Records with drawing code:
■ ■ ■ ■ ■ ■ ■

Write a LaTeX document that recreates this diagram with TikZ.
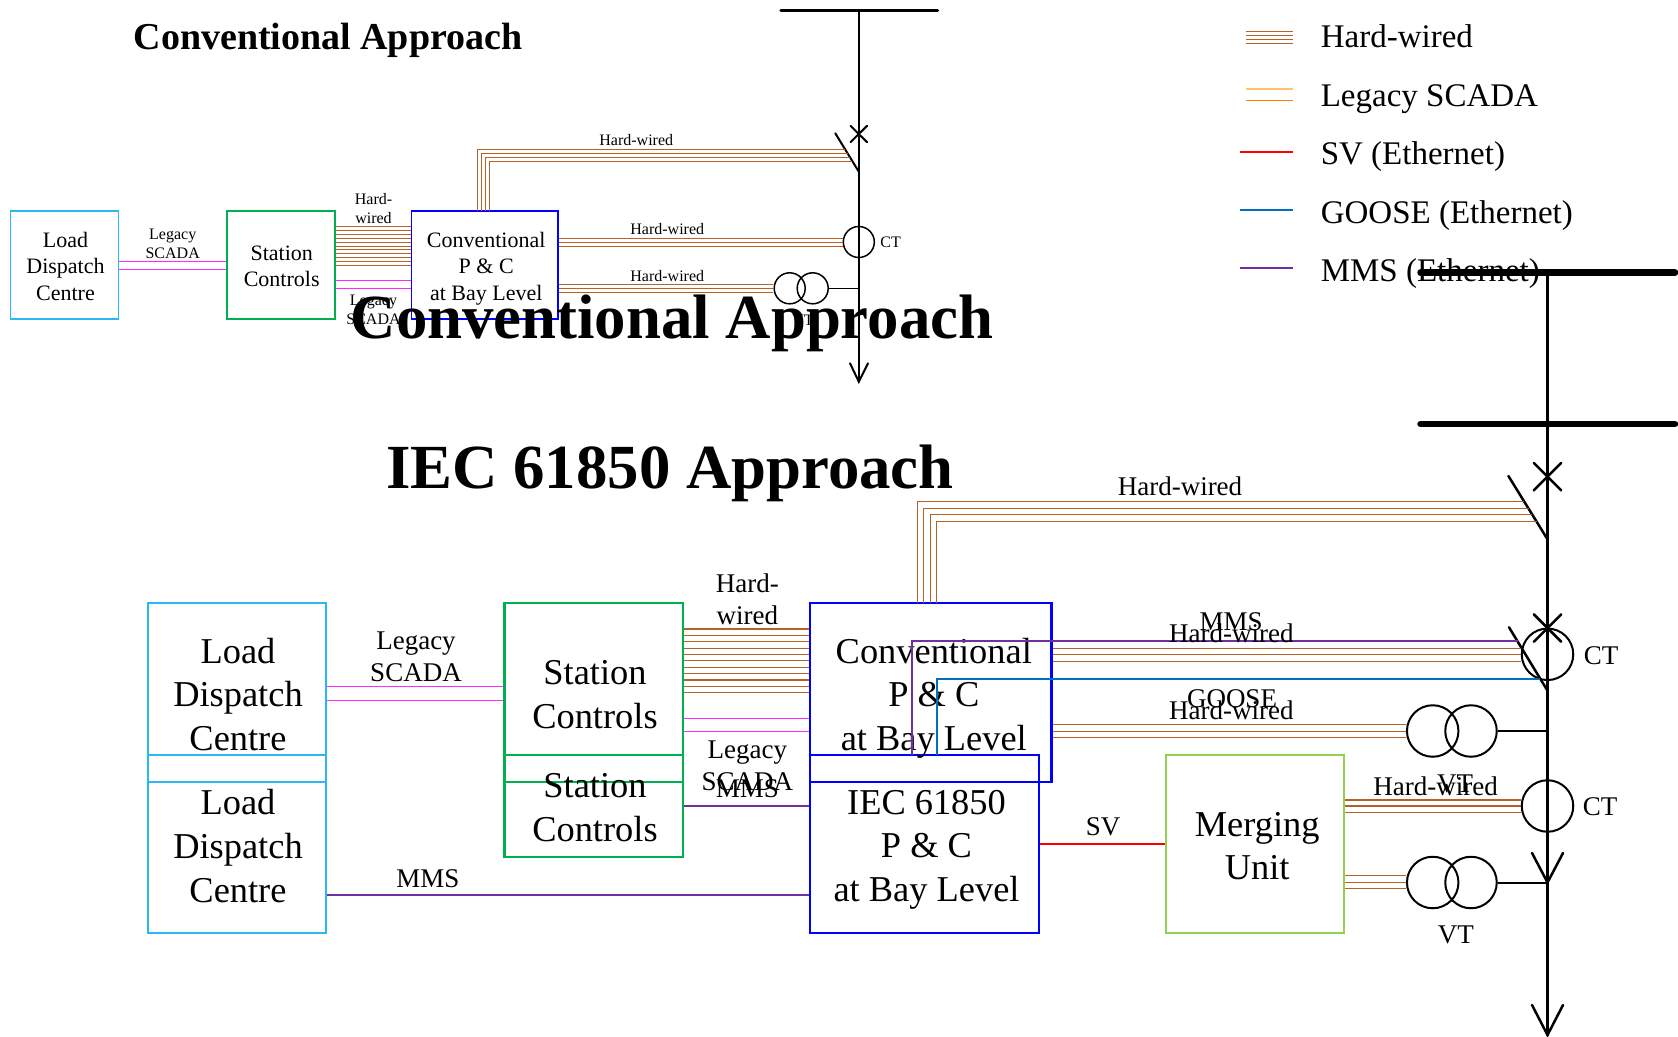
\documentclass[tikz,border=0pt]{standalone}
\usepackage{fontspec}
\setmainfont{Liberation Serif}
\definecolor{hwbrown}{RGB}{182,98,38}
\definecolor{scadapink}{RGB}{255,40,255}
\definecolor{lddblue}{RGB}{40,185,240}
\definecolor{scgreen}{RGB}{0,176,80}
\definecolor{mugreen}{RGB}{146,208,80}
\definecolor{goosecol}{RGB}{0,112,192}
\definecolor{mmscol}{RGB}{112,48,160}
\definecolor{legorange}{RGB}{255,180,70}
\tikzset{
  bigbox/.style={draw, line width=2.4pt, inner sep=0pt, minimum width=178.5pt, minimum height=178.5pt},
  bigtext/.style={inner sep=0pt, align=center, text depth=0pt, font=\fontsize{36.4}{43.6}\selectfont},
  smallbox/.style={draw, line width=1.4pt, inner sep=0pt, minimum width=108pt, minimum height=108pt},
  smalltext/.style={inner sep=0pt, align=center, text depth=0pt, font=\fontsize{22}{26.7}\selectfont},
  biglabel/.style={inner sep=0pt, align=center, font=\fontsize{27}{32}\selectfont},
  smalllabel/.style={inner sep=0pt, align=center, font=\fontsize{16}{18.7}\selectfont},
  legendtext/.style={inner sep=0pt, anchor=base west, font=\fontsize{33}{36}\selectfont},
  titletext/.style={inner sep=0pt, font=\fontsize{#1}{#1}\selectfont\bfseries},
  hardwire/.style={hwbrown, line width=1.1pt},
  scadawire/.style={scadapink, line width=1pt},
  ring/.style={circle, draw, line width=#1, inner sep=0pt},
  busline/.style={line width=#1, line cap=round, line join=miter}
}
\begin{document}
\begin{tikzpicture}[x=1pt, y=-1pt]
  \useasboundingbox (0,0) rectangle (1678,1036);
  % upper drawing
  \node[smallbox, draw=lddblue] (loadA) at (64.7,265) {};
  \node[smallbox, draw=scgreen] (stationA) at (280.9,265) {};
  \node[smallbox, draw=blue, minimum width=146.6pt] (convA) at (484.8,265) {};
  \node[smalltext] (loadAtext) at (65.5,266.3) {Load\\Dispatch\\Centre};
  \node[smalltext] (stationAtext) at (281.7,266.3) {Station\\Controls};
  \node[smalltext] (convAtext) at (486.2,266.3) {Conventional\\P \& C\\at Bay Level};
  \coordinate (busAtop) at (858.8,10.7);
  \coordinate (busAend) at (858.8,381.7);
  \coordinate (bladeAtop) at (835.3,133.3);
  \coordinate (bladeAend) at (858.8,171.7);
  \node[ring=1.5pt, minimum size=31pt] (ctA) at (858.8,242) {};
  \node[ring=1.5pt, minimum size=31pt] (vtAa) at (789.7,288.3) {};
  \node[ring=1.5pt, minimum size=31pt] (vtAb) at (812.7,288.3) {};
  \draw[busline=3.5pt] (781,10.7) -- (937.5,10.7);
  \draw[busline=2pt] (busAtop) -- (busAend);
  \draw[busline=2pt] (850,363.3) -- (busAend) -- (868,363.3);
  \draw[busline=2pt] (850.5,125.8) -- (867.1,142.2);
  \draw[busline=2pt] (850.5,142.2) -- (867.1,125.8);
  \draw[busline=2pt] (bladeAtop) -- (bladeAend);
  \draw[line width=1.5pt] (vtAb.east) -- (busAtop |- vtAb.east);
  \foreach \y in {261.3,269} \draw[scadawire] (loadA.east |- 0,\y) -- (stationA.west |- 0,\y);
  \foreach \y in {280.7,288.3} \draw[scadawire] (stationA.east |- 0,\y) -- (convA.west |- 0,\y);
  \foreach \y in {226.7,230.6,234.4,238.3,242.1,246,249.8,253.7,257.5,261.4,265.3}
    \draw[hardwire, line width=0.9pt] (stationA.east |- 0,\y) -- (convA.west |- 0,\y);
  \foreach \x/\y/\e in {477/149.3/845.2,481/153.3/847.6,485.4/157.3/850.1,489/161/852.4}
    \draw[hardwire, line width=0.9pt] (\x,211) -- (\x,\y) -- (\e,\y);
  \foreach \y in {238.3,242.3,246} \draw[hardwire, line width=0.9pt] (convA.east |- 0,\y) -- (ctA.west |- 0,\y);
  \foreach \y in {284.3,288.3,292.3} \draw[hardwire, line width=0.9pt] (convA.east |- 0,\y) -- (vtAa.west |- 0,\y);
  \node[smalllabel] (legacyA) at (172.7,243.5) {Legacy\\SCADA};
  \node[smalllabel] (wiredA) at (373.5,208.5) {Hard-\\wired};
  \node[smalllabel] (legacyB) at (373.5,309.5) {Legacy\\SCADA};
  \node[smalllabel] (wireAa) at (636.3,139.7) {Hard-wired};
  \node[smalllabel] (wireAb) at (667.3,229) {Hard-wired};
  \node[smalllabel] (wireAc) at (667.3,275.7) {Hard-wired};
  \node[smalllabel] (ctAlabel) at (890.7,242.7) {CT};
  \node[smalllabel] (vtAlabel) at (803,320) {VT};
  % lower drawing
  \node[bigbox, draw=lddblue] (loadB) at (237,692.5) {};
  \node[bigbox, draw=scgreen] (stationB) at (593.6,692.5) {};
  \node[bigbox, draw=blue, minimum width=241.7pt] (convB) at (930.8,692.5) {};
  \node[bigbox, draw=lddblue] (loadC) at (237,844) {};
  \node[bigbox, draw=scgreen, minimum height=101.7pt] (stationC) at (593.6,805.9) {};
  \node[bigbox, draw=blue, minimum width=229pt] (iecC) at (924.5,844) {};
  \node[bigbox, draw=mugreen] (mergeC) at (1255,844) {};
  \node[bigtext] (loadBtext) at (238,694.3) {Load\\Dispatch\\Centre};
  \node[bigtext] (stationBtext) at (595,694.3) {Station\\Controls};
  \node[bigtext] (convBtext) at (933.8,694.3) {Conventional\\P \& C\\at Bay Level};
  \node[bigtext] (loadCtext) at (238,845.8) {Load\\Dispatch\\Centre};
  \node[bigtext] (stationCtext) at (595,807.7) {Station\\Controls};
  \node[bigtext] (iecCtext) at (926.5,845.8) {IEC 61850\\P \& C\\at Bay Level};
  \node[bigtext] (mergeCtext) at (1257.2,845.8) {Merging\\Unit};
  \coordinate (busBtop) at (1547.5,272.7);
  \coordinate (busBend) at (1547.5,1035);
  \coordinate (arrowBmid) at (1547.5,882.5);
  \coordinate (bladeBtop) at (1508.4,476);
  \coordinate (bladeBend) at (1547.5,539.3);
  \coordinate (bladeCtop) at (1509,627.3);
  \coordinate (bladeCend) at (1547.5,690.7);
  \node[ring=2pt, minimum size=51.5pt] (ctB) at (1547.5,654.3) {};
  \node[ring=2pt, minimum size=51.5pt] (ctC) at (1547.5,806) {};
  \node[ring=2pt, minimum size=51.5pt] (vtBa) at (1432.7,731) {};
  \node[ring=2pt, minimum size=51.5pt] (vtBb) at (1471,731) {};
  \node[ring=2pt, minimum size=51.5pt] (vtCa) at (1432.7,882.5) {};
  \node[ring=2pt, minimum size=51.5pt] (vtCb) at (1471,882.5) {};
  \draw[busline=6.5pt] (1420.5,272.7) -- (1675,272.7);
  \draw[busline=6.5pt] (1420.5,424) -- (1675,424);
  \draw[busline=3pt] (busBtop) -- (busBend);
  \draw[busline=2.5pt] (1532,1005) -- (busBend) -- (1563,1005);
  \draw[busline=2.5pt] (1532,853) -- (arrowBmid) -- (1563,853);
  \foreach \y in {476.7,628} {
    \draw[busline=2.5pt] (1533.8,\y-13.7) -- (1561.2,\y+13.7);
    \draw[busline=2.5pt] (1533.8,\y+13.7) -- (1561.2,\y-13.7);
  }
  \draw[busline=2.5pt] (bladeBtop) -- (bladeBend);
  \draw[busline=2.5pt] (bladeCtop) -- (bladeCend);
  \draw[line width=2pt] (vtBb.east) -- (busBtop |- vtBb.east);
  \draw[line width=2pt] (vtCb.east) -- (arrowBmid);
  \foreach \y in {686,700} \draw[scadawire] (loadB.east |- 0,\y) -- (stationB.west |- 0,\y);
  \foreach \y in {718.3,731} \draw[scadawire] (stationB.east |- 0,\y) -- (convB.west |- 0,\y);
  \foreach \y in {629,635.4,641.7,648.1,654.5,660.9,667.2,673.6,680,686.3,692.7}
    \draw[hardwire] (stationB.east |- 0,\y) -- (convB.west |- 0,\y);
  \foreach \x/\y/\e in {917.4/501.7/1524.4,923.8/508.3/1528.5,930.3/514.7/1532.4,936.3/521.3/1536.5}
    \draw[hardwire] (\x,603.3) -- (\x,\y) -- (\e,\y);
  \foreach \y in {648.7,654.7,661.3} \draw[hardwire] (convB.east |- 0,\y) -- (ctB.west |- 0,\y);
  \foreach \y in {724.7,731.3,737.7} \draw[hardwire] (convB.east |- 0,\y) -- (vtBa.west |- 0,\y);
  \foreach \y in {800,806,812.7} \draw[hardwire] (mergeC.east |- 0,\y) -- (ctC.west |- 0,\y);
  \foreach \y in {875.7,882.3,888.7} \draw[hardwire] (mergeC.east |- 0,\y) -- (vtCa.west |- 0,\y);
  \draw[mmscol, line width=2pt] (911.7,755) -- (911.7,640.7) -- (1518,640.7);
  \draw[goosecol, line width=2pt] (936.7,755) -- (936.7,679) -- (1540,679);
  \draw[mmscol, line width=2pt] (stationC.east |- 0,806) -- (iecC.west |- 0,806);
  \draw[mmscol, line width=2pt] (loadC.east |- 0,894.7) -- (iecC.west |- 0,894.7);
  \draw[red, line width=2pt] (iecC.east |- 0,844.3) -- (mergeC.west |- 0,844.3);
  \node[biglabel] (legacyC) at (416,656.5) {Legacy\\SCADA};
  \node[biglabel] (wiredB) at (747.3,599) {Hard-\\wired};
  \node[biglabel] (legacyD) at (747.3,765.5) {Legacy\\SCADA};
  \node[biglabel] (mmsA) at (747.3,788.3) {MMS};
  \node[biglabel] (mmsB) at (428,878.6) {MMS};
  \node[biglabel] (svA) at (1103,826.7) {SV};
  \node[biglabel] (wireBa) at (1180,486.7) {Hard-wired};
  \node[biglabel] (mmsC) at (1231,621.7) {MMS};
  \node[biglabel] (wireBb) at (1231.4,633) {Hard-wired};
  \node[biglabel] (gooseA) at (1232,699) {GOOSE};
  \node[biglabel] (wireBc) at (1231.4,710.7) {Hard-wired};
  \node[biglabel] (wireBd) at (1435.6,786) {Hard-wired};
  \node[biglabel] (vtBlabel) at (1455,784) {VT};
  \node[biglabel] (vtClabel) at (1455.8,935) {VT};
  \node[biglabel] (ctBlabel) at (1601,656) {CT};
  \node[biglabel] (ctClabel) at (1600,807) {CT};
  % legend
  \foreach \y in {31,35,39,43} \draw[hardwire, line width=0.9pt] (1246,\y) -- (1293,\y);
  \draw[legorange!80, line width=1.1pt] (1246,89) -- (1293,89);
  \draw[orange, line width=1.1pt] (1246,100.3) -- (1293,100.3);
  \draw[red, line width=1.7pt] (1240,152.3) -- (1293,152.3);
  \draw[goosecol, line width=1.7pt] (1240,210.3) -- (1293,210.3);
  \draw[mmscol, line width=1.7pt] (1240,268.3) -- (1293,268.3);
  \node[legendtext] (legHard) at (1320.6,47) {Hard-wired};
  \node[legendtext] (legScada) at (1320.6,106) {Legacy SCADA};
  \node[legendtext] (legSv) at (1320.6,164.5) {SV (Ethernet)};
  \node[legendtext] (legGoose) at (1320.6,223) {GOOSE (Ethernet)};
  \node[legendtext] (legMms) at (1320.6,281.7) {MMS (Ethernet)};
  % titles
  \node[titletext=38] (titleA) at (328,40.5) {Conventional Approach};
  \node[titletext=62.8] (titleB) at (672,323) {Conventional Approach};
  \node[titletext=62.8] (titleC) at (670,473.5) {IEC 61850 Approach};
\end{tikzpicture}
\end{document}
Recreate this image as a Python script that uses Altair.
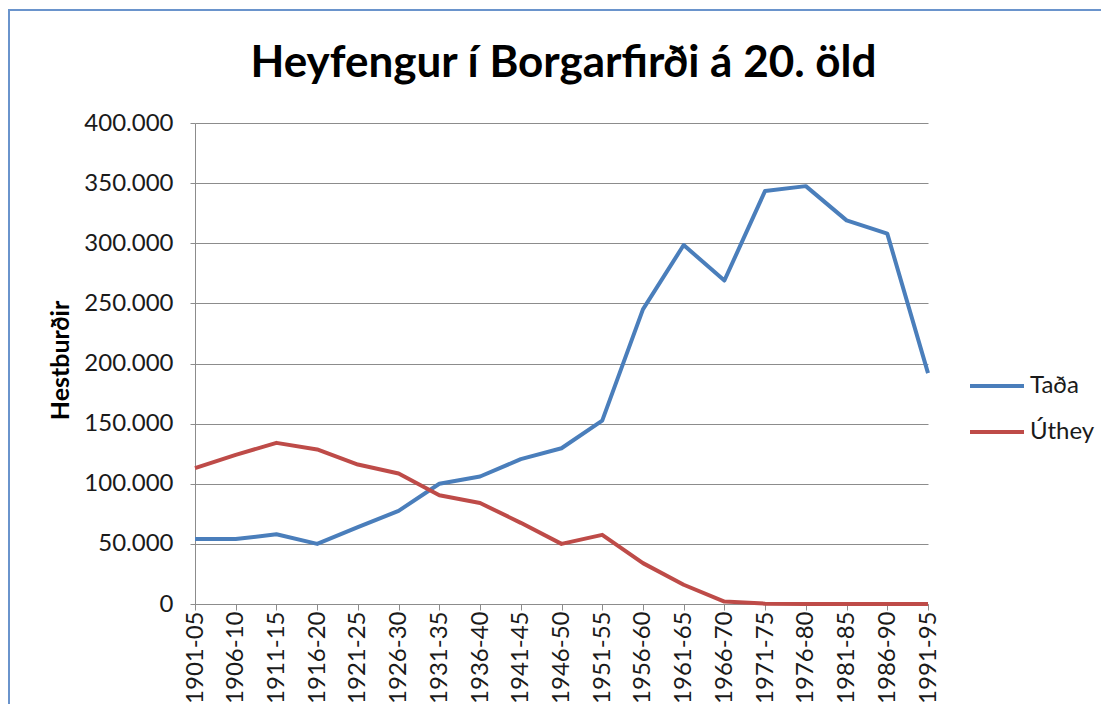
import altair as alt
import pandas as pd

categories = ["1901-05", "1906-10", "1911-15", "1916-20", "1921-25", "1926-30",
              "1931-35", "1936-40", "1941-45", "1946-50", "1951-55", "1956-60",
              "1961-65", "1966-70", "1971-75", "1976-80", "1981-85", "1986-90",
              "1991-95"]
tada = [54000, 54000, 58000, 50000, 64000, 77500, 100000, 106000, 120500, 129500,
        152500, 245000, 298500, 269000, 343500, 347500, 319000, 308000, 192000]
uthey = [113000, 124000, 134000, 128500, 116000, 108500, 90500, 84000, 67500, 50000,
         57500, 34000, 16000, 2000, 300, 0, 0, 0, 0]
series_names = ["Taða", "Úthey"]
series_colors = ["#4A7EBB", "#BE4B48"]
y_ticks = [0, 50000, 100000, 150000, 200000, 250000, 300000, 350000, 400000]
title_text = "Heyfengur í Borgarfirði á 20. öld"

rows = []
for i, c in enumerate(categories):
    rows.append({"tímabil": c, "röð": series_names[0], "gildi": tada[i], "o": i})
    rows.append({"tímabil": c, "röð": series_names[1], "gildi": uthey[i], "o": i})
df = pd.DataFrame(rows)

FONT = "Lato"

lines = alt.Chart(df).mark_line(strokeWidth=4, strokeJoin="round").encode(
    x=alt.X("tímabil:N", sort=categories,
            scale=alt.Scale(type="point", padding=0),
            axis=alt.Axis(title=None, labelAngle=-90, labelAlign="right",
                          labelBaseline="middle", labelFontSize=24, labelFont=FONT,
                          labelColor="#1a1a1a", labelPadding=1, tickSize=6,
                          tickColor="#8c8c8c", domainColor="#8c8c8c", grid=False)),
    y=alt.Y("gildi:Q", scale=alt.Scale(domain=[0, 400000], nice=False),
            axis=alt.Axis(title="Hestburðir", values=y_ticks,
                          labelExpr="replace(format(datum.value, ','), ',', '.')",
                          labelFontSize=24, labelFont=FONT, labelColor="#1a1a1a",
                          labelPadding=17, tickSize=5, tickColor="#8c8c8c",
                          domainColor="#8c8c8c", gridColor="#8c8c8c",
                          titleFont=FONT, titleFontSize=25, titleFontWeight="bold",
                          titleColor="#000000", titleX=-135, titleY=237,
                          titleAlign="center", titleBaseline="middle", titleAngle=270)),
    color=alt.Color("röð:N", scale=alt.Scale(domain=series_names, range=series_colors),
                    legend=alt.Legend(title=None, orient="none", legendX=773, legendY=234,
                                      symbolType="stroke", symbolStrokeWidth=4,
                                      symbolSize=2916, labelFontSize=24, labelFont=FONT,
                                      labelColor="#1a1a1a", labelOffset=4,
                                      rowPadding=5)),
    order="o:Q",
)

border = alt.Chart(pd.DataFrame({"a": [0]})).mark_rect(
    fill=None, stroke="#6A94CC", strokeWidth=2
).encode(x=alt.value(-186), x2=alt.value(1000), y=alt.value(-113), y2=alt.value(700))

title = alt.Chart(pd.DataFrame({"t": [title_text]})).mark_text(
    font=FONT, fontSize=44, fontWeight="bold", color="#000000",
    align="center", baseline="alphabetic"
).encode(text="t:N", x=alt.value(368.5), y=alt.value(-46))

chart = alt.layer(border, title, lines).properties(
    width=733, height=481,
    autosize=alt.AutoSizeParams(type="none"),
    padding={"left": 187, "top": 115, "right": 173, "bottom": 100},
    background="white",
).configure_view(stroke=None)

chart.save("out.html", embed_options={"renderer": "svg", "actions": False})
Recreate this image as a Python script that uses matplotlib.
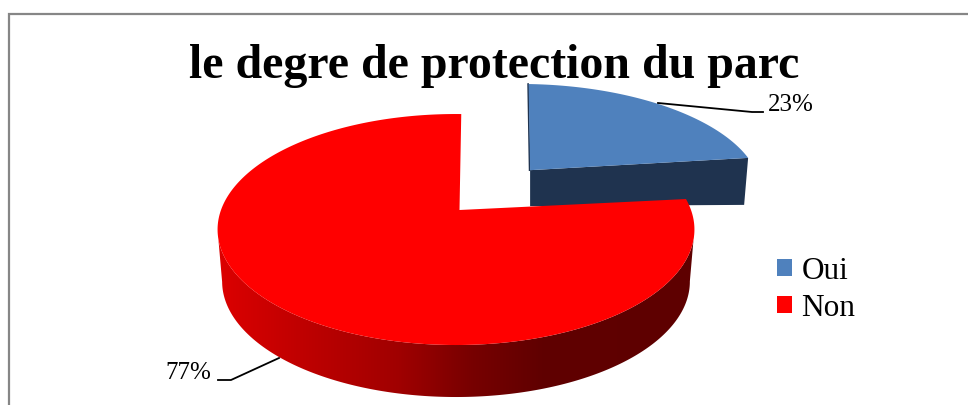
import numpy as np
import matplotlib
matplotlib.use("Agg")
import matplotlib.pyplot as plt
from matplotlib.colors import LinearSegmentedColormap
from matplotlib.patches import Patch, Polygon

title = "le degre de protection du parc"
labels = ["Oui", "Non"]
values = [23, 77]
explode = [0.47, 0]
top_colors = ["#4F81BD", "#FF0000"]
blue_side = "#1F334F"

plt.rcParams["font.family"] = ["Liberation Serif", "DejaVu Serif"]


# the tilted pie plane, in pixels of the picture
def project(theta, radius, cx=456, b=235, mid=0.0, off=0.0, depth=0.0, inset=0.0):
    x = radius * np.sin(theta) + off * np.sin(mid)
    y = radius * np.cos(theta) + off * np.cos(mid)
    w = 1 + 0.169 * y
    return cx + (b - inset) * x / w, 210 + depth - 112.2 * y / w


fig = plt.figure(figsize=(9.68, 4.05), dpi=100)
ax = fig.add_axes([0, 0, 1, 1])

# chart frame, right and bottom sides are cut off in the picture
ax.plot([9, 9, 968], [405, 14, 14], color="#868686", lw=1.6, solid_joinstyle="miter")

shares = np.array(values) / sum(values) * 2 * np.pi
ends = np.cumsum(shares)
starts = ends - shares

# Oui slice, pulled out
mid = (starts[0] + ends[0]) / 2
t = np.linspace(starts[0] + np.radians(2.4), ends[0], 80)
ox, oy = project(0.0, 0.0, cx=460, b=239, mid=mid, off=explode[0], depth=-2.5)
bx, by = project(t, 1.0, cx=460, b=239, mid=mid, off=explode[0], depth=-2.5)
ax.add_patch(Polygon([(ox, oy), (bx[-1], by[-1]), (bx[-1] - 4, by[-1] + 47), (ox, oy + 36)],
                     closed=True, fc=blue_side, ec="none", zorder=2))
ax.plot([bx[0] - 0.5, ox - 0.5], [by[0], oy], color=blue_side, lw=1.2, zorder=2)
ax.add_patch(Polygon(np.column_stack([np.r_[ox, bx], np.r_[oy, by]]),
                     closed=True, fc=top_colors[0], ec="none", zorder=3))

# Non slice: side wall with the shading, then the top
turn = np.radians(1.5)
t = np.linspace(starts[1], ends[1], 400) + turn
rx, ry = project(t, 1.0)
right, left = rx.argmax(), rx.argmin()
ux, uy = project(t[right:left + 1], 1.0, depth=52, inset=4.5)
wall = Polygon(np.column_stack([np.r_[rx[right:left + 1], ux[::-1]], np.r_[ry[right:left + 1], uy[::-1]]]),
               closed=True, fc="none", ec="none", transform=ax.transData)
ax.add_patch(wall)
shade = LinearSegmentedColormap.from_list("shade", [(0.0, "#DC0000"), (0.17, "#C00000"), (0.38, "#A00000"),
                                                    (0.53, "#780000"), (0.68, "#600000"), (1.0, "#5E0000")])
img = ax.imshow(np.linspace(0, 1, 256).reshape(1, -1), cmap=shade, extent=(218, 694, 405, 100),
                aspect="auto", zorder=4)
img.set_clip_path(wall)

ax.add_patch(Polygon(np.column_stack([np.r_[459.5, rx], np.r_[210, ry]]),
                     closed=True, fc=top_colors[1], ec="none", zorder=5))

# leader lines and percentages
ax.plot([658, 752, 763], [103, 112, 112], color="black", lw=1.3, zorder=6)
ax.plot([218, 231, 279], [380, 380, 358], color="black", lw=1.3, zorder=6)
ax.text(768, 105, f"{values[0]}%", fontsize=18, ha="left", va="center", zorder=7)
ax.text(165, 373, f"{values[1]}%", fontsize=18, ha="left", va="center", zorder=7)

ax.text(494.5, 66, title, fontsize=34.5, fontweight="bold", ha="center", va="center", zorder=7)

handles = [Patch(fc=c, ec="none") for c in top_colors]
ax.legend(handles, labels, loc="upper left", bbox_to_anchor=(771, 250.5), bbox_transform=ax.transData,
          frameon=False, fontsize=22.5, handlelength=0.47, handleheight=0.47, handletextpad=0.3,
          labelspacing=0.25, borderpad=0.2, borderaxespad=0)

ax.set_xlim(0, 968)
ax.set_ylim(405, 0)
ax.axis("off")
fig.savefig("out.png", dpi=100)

■ ■ ■ ■ ■ ■ ■

SHORT TASK —
Copy out only the lines from the one containing "Recreate this image as a Python script that uses matplotlib." through the one containing "starts = ends - shares", exactly, with both ends. Any picture is left out.

SOLUTION FOR THIS EXERCISE —
Recreate this image as a Python script that uses matplotlib.
import numpy as np
import matplotlib
matplotlib.use("Agg")
import matplotlib.pyplot as plt
from matplotlib.colors import LinearSegmentedColormap
from matplotlib.patches import Patch, Polygon

title = "le degre de protection du parc"
labels = ["Oui", "Non"]
values = [23, 77]
explode = [0.47, 0]
top_colors = ["#4F81BD", "#FF0000"]
blue_side = "#1F334F"

plt.rcParams["font.family"] = ["Liberation Serif", "DejaVu Serif"]


# the tilted pie plane, in pixels of the picture
def project(theta, radius, cx=456, b=235, mid=0.0, off=0.0, depth=0.0, inset=0.0):
    x = radius * np.sin(theta) + off * np.sin(mid)
    y = radius * np.cos(theta) + off * np.cos(mid)
    w = 1 + 0.169 * y
    return cx + (b - inset) * x / w, 210 + depth - 112.2 * y / w


fig = plt.figure(figsize=(9.68, 4.05), dpi=100)
ax = fig.add_axes([0, 0, 1, 1])

# chart frame, right and bottom sides are cut off in the picture
ax.plot([9, 9, 968], [405, 14, 14], color="#868686", lw=1.6, solid_joinstyle="miter")

shares = np.array(values) / sum(values) * 2 * np.pi
ends = np.cumsum(shares)
starts = ends - shares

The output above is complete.